Поэтому печатью идеализма отмечены высочайшие произведения искусства; это не значит, что такие произведения – произвол художника; идеалистический v.и реалистический символизм в искусстве отсутствуют в чистом виде; всякое художественное произведение более или менее идеалистично; оно же более или менее реалистично; вот почему реалистическим символизмом запечатлены чисто религиозные произведения «духа»; среди таких произведений мы назовем Нагорную проповедь. Но в «Рае» Данте нас встречает уже не чистый реализм, а своего рода идео-реализм (по терминологии одного молодого теоретика-символизма), потому что «Рай» Данте еще и художественное произведение; между «Раем».:– Данте и идеалистическими образами греческой скульптуры (выражаясь терминологией Вяч. Иванова) более сходства, чем между «Раем» Данте и «Библией»… И «Рай» и скульптура носят печать «идео-реализма», хотя момент идеализма в одном произведении играет значительную роль, в другом же почти не играет никакой роли.
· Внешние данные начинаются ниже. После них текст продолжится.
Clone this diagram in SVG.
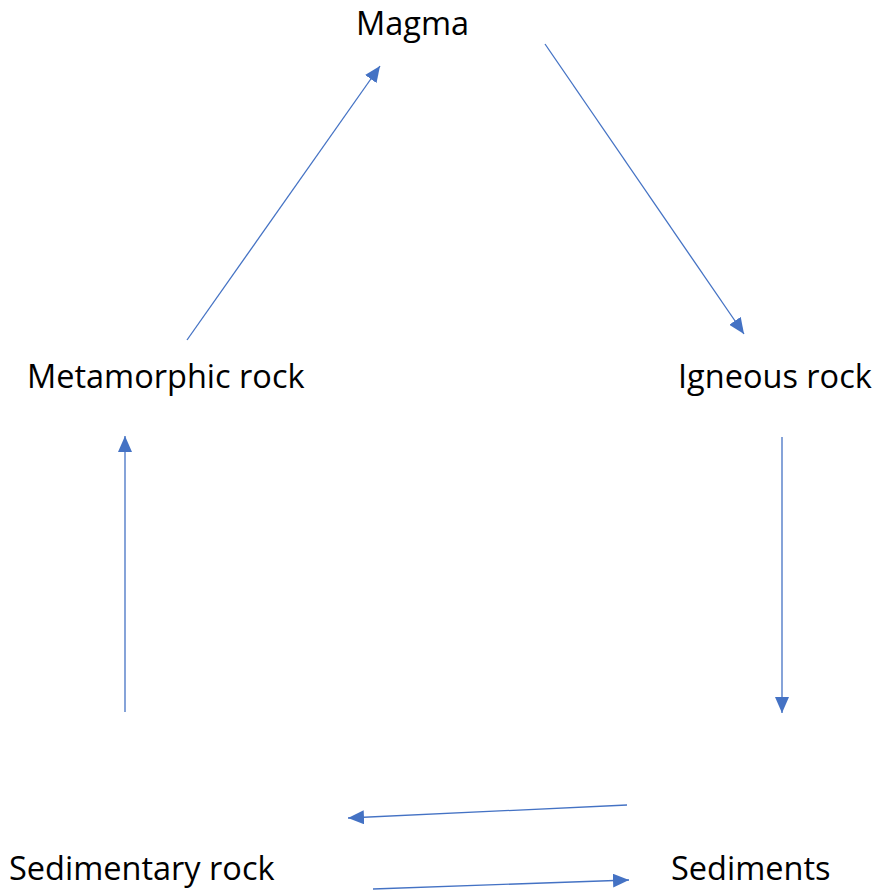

Характерно, что, касаясь разграничений двух стихий творчества, Вяч. И. Иванов склоняется к признанию произведений творчества идеалистическими, когда художник отвлеченным сознанием своим признает их за продукт фантазии и только фантазии, как будто отвлеченное сознание художника может играть какую бы то ни было решающую роль в подлинном творчестве. Пушкин и Лермонтов в значительной степени скептики; «демон творчества» в сознании того и другого, конечно, – аллегория; станет ли утверждать Вяч. И. Иванов, что они, оба – идеалисты? Гете, как известно, был спинозистом (в последний период он, как кажется, склонялся к кантианству); по поводу атеизма Спинозы существует полемика; с точки зрения Вяч. И. Иванова, Гете должен быть в искусстве
– идеалистом; тем не менее Вяч. И. Иванов называет его реалистом. На каком основании? Не на том ли, что отвлеченное миросозерцание Гете – маска? Но ведь всякое искусство невозможно без маски; маска и есть идеалистическое начало творчества.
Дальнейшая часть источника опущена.